BACKFLUSHING PROCESS:
A pulse is transmitted by a controller: Inlet is closed. Drain is opened. Tightening cylinder is activated. Tightening cylinder is withdrawn to relieve the pressure from the discs, allowing them to spin freely. Spinning is caused by the inflating sleeve which feeds spray nozzles through which forcible tangential jets are emitted. The jets cause rapid spinning of the discs while cleaning them. The retained particles are washed out.

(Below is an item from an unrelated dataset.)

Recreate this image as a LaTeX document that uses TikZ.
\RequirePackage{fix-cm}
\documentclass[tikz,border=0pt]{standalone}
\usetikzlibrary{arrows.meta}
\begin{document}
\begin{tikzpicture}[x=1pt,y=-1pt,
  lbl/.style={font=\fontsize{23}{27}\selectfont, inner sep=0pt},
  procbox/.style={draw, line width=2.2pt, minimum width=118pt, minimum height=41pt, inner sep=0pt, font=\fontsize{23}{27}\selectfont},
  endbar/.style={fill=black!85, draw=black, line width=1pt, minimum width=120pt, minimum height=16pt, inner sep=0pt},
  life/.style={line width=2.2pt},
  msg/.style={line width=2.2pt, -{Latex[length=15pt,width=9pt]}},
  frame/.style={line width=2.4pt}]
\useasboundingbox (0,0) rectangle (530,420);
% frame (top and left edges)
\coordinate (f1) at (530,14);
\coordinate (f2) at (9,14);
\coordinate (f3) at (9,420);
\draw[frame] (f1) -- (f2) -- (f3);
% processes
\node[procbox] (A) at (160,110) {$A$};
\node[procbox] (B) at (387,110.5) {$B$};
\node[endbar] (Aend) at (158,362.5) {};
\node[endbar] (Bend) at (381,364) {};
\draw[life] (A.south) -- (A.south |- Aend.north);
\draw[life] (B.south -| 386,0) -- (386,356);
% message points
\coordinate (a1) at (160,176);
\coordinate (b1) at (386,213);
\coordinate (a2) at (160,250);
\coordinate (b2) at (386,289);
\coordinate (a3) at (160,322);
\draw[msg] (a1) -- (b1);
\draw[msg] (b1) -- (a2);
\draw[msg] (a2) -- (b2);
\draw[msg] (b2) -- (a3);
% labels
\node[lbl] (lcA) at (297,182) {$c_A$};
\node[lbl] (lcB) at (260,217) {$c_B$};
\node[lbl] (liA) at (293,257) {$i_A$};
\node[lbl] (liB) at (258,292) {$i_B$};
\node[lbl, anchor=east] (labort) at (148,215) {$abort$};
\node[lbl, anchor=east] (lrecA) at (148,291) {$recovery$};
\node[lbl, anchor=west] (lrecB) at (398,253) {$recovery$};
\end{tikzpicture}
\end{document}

Disk Filtration: Something Old, Something New
James F. Prochaska, M.S., P.E. JNM Technologies, Inc. In cooperation with: ARKAL Filtration Systems and Special Thanks to Marcus Allhand
ABSTRACT Starting over the skies of Europe during World War II filtering hydraulic fluid in the "Flying Fortress" B-17 Bomber and continuing today around the world removing suspended particulate matter from untold numbers of wastewater streams, disc filtration is a proven technology continually finding new uses. With nearly thirty years of exclusive irrigation use, today's applications of disc filters include the realms of municipal wastewater treatment, on-site domestic waste treatment, industrial waste treatment, food processing, textile manufacturing, steel mills, cooling towers, and many other manufacturing and processing industries. Disc filters provide the same positive two-dimensional filtering surface as a screen filter with the added dimension of depth filtration. Recent additions of resistant plastics, stainless steel and a revolutionary automatic backflushing process adds to the versatility of this technology. Filters are offered in a choice of grooved discs with degrees of filtration between 400 and 25 microns and flow rates up to 770 m3/h (3400 gpm). The automatic sequencing of fifteen second backflushes between multiple filter units based on differential pressure provides uninterrupted flow, minimal amounts of flush water and complete cleaning of all discs.

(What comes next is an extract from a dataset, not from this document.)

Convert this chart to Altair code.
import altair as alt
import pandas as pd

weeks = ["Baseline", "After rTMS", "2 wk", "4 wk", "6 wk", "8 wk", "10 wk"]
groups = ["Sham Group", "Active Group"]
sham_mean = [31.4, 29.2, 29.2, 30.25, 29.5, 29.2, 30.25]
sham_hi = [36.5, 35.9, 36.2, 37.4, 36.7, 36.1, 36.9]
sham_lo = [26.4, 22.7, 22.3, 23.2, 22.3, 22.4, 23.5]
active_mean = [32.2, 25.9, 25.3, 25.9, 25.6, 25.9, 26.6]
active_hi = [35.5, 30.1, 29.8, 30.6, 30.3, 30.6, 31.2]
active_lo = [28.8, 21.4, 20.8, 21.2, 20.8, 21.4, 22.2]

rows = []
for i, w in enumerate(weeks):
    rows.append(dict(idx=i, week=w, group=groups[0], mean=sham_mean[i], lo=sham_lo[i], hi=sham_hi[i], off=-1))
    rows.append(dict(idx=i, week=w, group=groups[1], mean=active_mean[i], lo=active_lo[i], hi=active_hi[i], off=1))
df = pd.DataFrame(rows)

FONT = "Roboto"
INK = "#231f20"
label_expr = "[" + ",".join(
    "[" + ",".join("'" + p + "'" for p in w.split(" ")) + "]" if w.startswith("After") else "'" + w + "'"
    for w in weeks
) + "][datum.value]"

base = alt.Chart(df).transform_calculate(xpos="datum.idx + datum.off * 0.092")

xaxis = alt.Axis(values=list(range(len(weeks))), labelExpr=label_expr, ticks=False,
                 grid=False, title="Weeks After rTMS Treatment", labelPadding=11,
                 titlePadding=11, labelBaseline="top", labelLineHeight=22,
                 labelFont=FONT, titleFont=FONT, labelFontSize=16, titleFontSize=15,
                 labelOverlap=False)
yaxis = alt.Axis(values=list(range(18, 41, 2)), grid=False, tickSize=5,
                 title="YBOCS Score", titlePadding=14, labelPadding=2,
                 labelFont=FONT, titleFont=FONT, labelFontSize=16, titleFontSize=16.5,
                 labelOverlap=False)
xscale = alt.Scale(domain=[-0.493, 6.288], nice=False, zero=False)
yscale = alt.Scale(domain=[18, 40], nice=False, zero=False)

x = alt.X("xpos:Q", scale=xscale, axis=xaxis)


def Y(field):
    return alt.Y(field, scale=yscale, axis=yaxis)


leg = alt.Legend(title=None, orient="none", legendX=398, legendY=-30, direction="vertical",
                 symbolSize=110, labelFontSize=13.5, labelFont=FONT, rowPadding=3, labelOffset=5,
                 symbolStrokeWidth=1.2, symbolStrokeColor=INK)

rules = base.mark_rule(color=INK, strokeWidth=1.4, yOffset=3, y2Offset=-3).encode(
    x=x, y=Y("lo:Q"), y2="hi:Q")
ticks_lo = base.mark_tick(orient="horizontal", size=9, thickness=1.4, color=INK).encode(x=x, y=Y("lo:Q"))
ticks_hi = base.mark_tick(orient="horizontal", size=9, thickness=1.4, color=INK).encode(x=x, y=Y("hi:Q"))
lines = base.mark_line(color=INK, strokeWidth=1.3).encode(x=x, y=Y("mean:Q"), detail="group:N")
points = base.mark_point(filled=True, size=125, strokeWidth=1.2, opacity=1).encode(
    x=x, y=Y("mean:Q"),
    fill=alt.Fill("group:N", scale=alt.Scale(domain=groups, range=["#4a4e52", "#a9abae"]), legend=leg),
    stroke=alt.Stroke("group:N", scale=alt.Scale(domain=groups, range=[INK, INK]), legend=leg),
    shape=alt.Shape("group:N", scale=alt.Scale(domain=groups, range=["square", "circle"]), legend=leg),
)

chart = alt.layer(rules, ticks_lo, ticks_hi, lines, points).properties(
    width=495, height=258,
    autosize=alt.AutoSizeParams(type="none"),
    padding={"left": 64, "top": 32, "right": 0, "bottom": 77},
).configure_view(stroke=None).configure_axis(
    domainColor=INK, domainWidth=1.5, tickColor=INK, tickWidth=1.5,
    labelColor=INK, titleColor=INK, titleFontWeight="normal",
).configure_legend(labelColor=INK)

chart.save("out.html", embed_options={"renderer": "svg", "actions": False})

HISTORY Woven, non-woven and media filters have a long history in filtration applications. Woven materials have been used to strain out unwanted particles as long as man has manufactured cloth materials for clothing. Non-woven material has been used since before recorded history when early man used animal skins for body protection from the elements. Long before Henri Darcy described the flow of liquids through saturated porous material in Dijon, France in 1856, sand media filters were old technology for filtering drinking water. These proven methods of liquid/solid separation are still the most widely used today. Newer technologies include centrifugation and selective porous membranes.

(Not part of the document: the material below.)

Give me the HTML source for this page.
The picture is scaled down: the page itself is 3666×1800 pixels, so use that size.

An English company called Relomit was contracted in 1936 by the Boeing Corporation to develop a compact, lightweight, non-destructible device to filter hydraulic fluid for Boeing's B-17 Bomber, later known as the "Flying Fortress." The result was a series of stacked discs forming a hollow core cylinder. The faces of the discs contained finely machined grooves. The materials of choice for these discs were stainless steel and brass.
An Israeli company obtained the patent for the disc filter in the 1960s and began developing its application to protecting irrigation equipment for agricultural production. By converting to injection molded plastics for the discs to save costs and developing an automatic backflushing system to improve field operation, a unique aviation wartime device was spread around the world to grow food for the table. Recent changes including stainless steel manifolds, polypropylene discs and electronic controllers have made this technology adaptable to the industrial community.
MECHANISM OF OPERATION The thin polypropylene discs come in various diameters depending upon the particular filter model. The larger models have discs approximately 115mm OD X 85mm ID (4.5in X 3.3in). The face on each side of the disc has uniform sized grooves set at an angle to the rays of the circle as shown in Figure 1. The cross-section of each groove forms an equilateral triangle. This cross-section remains constant throughout the length of the groove. The diameter of the largest circle inscribed inside this triangular cross-section is the filtration size rating, e.g. if the diameter of the largest circle that will fit inside the triangular cross-section of the grooves of a particular disc is 100 microns, then the disc has a separation rating of 100 micron.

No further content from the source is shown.